**WORK TO DO:**
Nothing but the lines from the top of the data to the line holding "lower_line_y = [40, 1]" should be printed, word for word and both ends included; leave the pictures out.

Plotting code records:
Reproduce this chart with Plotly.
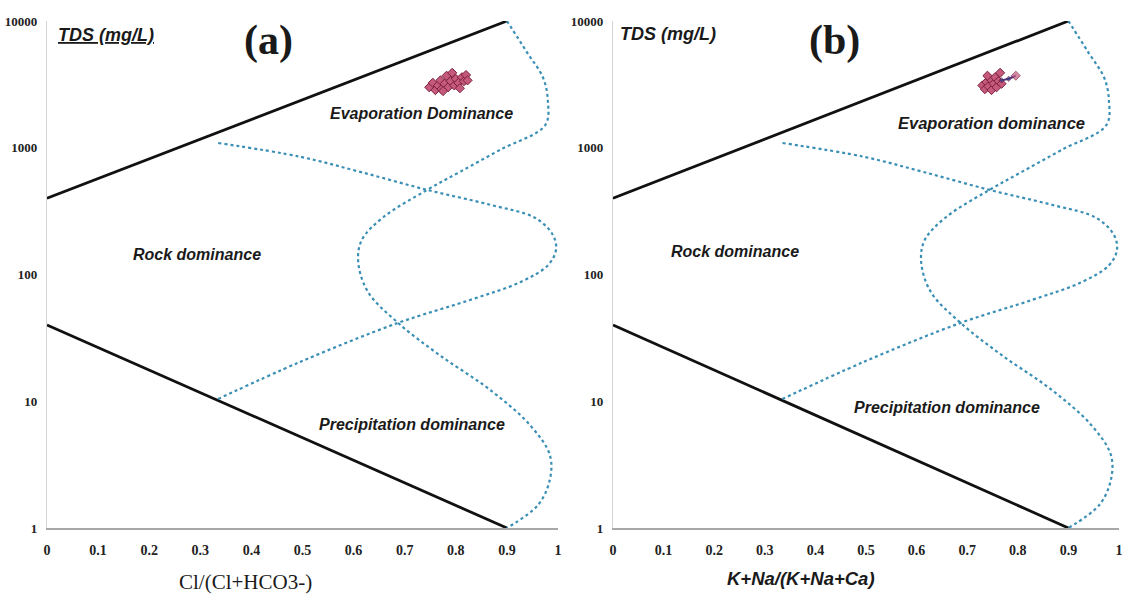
import plotly.graph_objects as go

# ---------------- data ----------------
# Gibbs boundary lines (ratio, TDS mg/L)
upper_line_x = [0.0, 0.9]
upper_line_y = [400, 10000]
lower_line_x = [0.0, 0.9]
lower_line_y = [40, 1]

# dotted envelope curve 1 (top -> bottom, S-shape)
curve1_x = [0.90, 0.939, 0.971, 0.980, 0.975, 0.886, 0.808, 0.744, 0.658, 0.616, 0.609,
            0.628, 0.687, 0.769, 0.867, 0.945, 0.984, 0.984, 0.961, 0.90]
curve1_y = [10000, 5690, 3550, 2380, 1510, 960, 645, 465, 283, 187, 126,
            73, 41.5, 23, 12.3, 6.5, 3.77, 2.4, 1.52, 1.0]

# dotted envelope curve 2 (left top -> right bulge -> left bottom)
curve2_x = [0.335, 0.495, 0.613, 0.744, 0.867, 0.955, 0.990, 0.996, 0.980, 0.926,
            0.828, 0.687, 0.495, 0.33]
curve2_y = [1090, 850, 645, 465, 355, 280, 205, 156, 118, 87,
            63, 41.5, 20.4, 10.2]

# samples, panel (a): Cl/(Cl+HCO3) vs TDS
a_ratio = [0.748, 0.755, 0.760, 0.765, 0.770, 0.772, 0.778, 0.782, 0.785, 0.790,
           0.793, 0.797, 0.800, 0.805, 0.808, 0.812, 0.816, 0.820, 0.823, 0.775]
a_tds = [3000, 3250, 2850, 3100, 3400, 2900, 3200, 3700, 3000, 3350,
         3900, 3100, 3500, 3250, 2950, 3600, 3350, 3750, 3400, 2800]

# samples, panel (b): Na+K/(Na+K+Ca) vs TDS
b_ratio = [0.730, 0.735, 0.738, 0.742, 0.745, 0.748, 0.752, 0.755, 0.758, 0.762,
           0.765, 0.768, 0.740]
b_tds = [3100, 2900, 3300, 3050, 3500, 2850, 3200, 3600, 3000, 3350,
         3900, 3200, 3700]
b_tail_ratio = [0.768, 0.782, 0.796]
b_tail_tds = [3400, 3500, 3700]

x_ticks = [0, 0.1, 0.2, 0.3, 0.4, 0.5, 0.6, 0.7, 0.8, 0.9, 1]
x_tick_text = ["0", "0.1", "0.2", "0.3", "0.4", "0.5", "0.6", "0.7", "0.8", "0.9", "1"]
y_ticks = [1, 10, 100, 1000, 10000]
y_tick_text = ["1", "10", "100", "1000", "10000"]

# ---------------- figure ----------------
DOT = "#3a8fb5"
fig = go.Figure()

for xa, ya in (("x", "y"), ("x2", "y2")):
    fig.add_trace(go.Scatter(x=upper_line_x, y=upper_line_y, mode="lines",
                             line=dict(color="#111111", width=2.8),
                             xaxis=xa, yaxis=ya, cliponaxis=False, showlegend=False))
    fig.add_trace(go.Scatter(x=lower_line_x, y=lower_line_y, mode="lines",
                             line=dict(color="#111111", width=2.8),
                             xaxis=xa, yaxis=ya, cliponaxis=False, showlegend=False))
    fig.add_trace(go.Scatter(x=curve1_x, y=curve1_y, mode="lines",
                             line=dict(color=DOT, width=2.2, dash="dot", shape="spline", smoothing=1.0),
                             xaxis=xa, yaxis=ya, cliponaxis=False, showlegend=False))
    fig.add_trace(go.Scatter(x=curve2_x, y=curve2_y, mode="lines",
                             line=dict(color=DOT, width=2.2, dash="dot", shape="spline", smoothing=1.0),
                             xaxis=xa, yaxis=ya, cliponaxis=False, showlegend=False))

marker_style = dict(symbol="diamond", size=7, color="#c65a7c",
                    line=dict(color="#7a1f3d", width=1))
fig.add_trace(go.Scatter(x=a_ratio, y=a_tds, mode="markers", marker=marker_style,
                         xaxis="x", yaxis="y", showlegend=False))
fig.add_trace(go.Scatter(x=b_ratio, y=b_tds, mode="markers", marker=marker_style,
                         xaxis="x2", yaxis="y2", showlegend=False))
fig.add_trace(go.Scatter(x=b_tail_ratio, y=b_tail_tds, mode="lines+markers",
                         line=dict(color="#3a3a8c", width=2),
                         marker=dict(symbol="diamond", size=[4, 4, 7],
                                     color=["#3a3a8c", "#3a3a8c", "#c65a7c"],
                                     line=dict(color="#7a1f3d", width=1)),
                         xaxis="x2", yaxis="y2", showlegend=False))

xdom_a = [47 / 1126, 558 / 1126]
xdom_b = [613 / 1126, 1119 / 1126]
ydom = [1 - 528 / 606, 1 - 21 / 606]

xcommon = dict(range=[0, 1], tickvals=x_ticks, ticktext=x_tick_text, showgrid=False,
               zeroline=False, showline=True, linecolor="#a8a8a8", linewidth=1.5,
               ticks="", ticklabelstandoff=9, automargin=False,
               tickfont=dict(family="Liberation Serif, Times New Roman, serif", size=14,
                             color="#222222", weight="bold"))
ycommon = dict(type="log", range=[0, 4], tickvals=y_ticks, ticktext=y_tick_text,
               showgrid=False, zeroline=False, showline=True, linecolor="#d4d4d4",
               linewidth=1.2, ticks="", ticklabelstandoff=6, automargin=False,
               tickfont=dict(family="Liberation Serif, Times New Roman, serif", size=13,
                             color="#222222", weight="bold"))

fig.update_layout(
    width=1126, height=606,
    margin=dict(l=0, r=0, t=0, b=0, autoexpand=False),
    paper_bgcolor="white", plot_bgcolor="white",
    xaxis=dict(domain=xdom_a, anchor="y", **xcommon),
    yaxis=dict(domain=ydom, anchor="x", **ycommon),
    xaxis2=dict(domain=xdom_b, anchor="y2", **xcommon),
    yaxis2=dict(domain=ydom, anchor="x2", **ycommon),
)

SANS = "Liberation Sans Narrow, Liberation Sans, Arial, sans-serif"
SERIF = "Liberation Serif, Times New Roman, serif"

def W(px):
    return px / 1126

def H(py):
    return 1 - py / 606

annots = [
    ("<u><b><i>TDS (mg/L)</i></b></u>", 106, 35, SANS, 18),
    ("<b><i>TDS (mg/L)</i></b>", 668, 34, SANS, 18),
    ("<b>(a)</b>", 268, 41, SERIF, 42),
    ("<b>(b)</b>", 834, 41, SERIF, 42),
    ("<b><i>Evaporation Dominance</i></b>", 421, 114, SANS, 16),
    ("<b><i>Evaporation dominance</i></b>", 991, 123, SANS, 16.5),
    ("<b><i>Rock dominance</i></b>", 197, 255, SANS, 16),
    ("<b><i>Rock dominance</i></b>", 735, 252, SANS, 16),
    ("<b><i>Precipitation dominance</i></b>", 412, 424, SANS, 16),
    ("<b><i>Precipitation dominance</i></b>", 947, 407, SANS, 16),
    ("Cl/(Cl+HCO3-)", 245, 582, SERIF, 21),
    ("<b><i>K+Na/(K+Na+Ca)</i></b>", 801, 578, SANS, 18.5),
]
for text, px, py, fam, size in annots:
    fig.add_annotation(text=text, x=W(px), y=H(py), xref="paper", yref="paper",
                       xanchor="center", yanchor="middle", showarrow=False,
                       font=dict(family=fam, size=size, color="#1a1a1a"))

fig.write_html("out.html",
               config={"displayModeBar": False, "staticPlot": True},
               post_script="document.body.style.margin='0';document.body.style.overflow='hidden';")
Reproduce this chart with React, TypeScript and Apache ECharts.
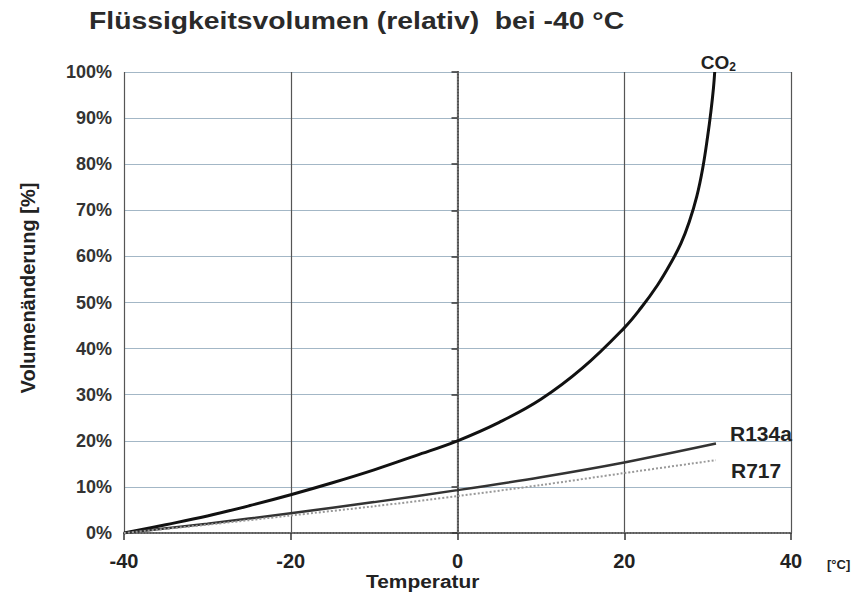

**TASK OUTPUT:**
Reproduce this chart with Plotly.
import plotly.graph_objects as go

# ---------------- data ----------------
# Gibbs boundary lines (ratio, TDS mg/L)
upper_line_x = [0.0, 0.9]
upper_line_y = [400, 10000]
lower_line_x = [0.0, 0.9]
lower_line_y = [40, 1]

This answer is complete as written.